#### COLLECTED DATA ####

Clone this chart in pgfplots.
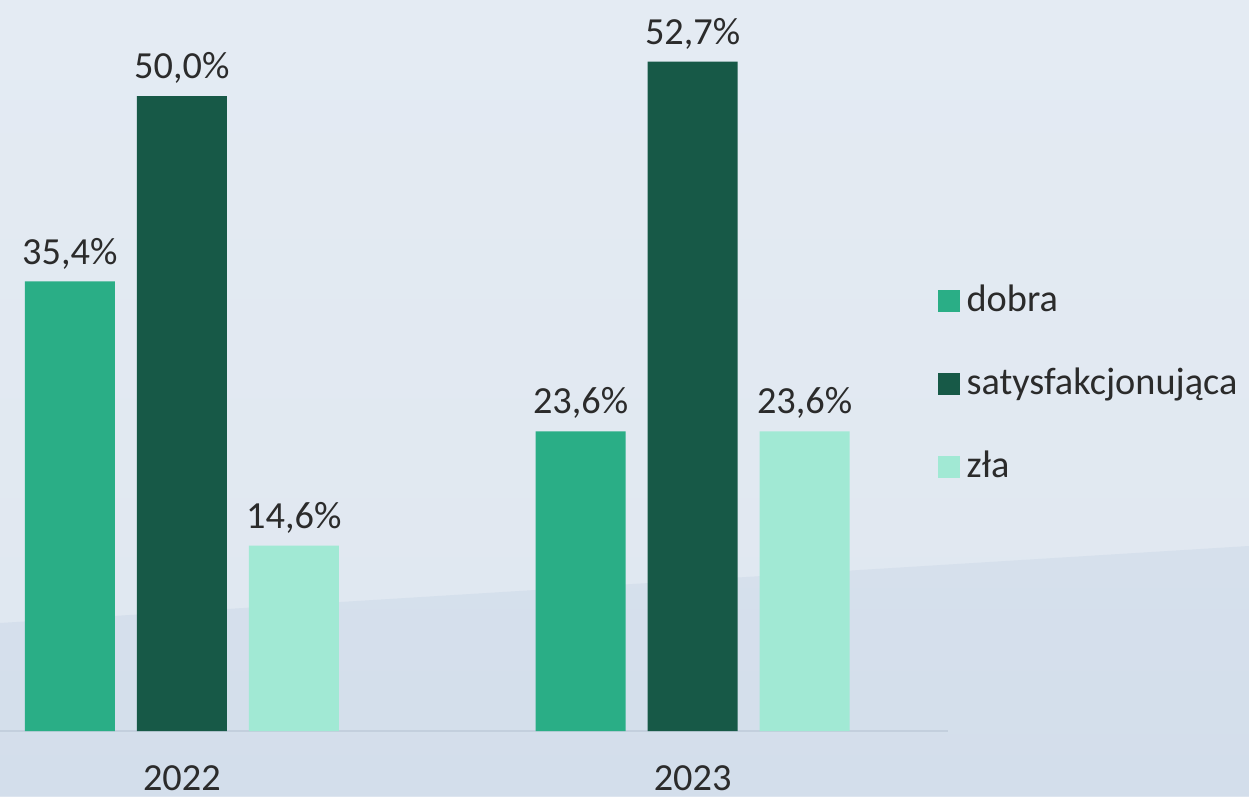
\documentclass[border=0pt]{standalone}
\usepackage{pgfplots}
\pgfplotsset{compat=1.18}
\usepackage{fontspec}
\setmainfont{Carlito}
\definecolor{cA}{HTML}{2AAE86}
\definecolor{cB}{HTML}{175947}
\definecolor{cC}{HTML}{A1E9D4}
\definecolor{txt}{HTML}{2B2B2B}
\definecolor{bgTop}{HTML}{E4EBF3}
\definecolor{bgMid}{HTML}{DFE7F0}
\definecolor{bgLow}{HTML}{D6E0EC}
\definecolor{bgLow2}{HTML}{D3DEEB}
\definecolor{axl}{HTML}{C3CFDD}
\begin{document}
\begin{tikzpicture}[font=\fontsize{10.9}{13}\selectfont]
\useasboundingbox (0,-6.5mm) rectangle (124.9mm,73.1mm);
\shade[top color=bgTop, bottom color=bgMid] (0,-6.5mm) rectangle (124.9mm,73.1mm);
\shade[top color=bgLow, bottom color=bgLow2] (0,-6.5mm) -- (0,10.8mm) -- (124.9mm,18.5mm) -- (124.9mm,-6.5mm) -- cycle;
\begin{axis}[
  at={(0,0)}, anchor=south west,
  scale only axis,
  width=94.8mm, height=73.1mm,
  xmin=-0.356, xmax=1.5,
  ymin=0, ymax=57.56,
  ybar, bar width=9mm,
  axis y line=none,
  axis x line*=bottom,
  x axis line style={axl, line width=0.8pt, -},
  xtick={0,1}, xticklabels={2022,2023},
  major tick length=0pt,
  xticklabel style={text=txt, yshift=-2.2mm},
  nodes near coords,
  point meta=explicit symbolic,
  every node near coord/.append style={text=txt},
  legend style={draw=none, fill=none, at={(0.989,0.475)}, anchor=west,
    row sep=3.7mm, text=txt, font=\fontsize{10.9}{13}\selectfont,
    inner sep=0pt, outer sep=0pt},
  legend cell align=left,
  legend image code/.code={\fill[#1] (0mm,-1.1mm) rectangle (2.2mm,1.1mm);},
]
\addplot[fill=cA, draw=none, bar shift=-11.2mm] coordinates {(0,35.4) [35,4\%] (1,23.6) [23,6\%]};
\addplot[fill=cB, draw=none, bar shift=0mm] coordinates {(0,50.0) [50,0\%] (1,52.7) [52,7\%]};
\addplot[fill=cC, draw=none, bar shift=11.2mm] coordinates {(0,14.6) [14,6\%] (1,23.6) [23,6\%]};
\legend{dobra, satysfakcjonująca, zła}
\end{axis}
\end{tikzpicture}
\end{document}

####

### TASK DETAILS
Your task is to reproduce all of the material exactly. The pictures stay out.

### EXERCISE OUTPUT
Clone this chart in pgfplots.
\documentclass[border=0pt]{standalone}
\usepackage{pgfplots}
\pgfplotsset{compat=1.18}
\usepackage{fontspec}
\setmainfont{Carlito}
\definecolor{cA}{HTML}{2AAE86}
\definecolor{cB}{HTML}{175947}
\definecolor{cC}{HTML}{A1E9D4}
\definecolor{txt}{HTML}{2B2B2B}
\definecolor{bgTop}{HTML}{E4EBF3}
\definecolor{bgMid}{HTML}{DFE7F0}
\definecolor{bgLow}{HTML}{D6E0EC}
\definecolor{bgLow2}{HTML}{D3DEEB}
\definecolor{axl}{HTML}{C3CFDD}
\begin{document}
\begin{tikzpicture}[font=\fontsize{10.9}{13}\selectfont]
\useasboundingbox (0,-6.5mm) rectangle (124.9mm,73.1mm);
\shade[top color=bgTop, bottom color=bgMid] (0,-6.5mm) rectangle (124.9mm,73.1mm);
\shade[top color=bgLow, bottom color=bgLow2] (0,-6.5mm) -- (0,10.8mm) -- (124.9mm,18.5mm) -- (124.9mm,-6.5mm) -- cycle;
\begin{axis}[
  at={(0,0)}, anchor=south west,
  scale only axis,
  width=94.8mm, height=73.1mm,
  xmin=-0.356, xmax=1.5,
  ymin=0, ymax=57.56,
  ybar, bar width=9mm,
  axis y line=none,
  axis x line*=bottom,
  x axis line style={axl, line width=0.8pt, -},
  xtick={0,1}, xticklabels={2022,2023},
  major tick length=0pt,
  xticklabel style={text=txt, yshift=-2.2mm},
  nodes near coords,
  point meta=explicit symbolic,
  every node near coord/.append style={text=txt},
  legend style={draw=none, fill=none, at={(0.989,0.475)}, anchor=west,
    row sep=3.7mm, text=txt, font=\fontsize{10.9}{13}\selectfont,
    inner sep=0pt, outer sep=0pt},
  legend cell align=left,
  legend image code/.code={\fill[#1] (0mm,-1.1mm) rectangle (2.2mm,1.1mm);},
]
\addplot[fill=cA, draw=none, bar shift=-11.2mm] coordinates {(0,35.4) [35,4\%] (1,23.6) [23,6\%]};
\addplot[fill=cB, draw=none, bar shift=0mm] coordinates {(0,50.0) [50,0\%] (1,52.7) [52,7\%]};
\addplot[fill=cC, draw=none, bar shift=11.2mm] coordinates {(0,14.6) [14,6\%] (1,23.6) [23,6\%]};
\legend{dobra, satysfakcjonująca, zła}
\end{axis}
\end{tikzpicture}
\end{document}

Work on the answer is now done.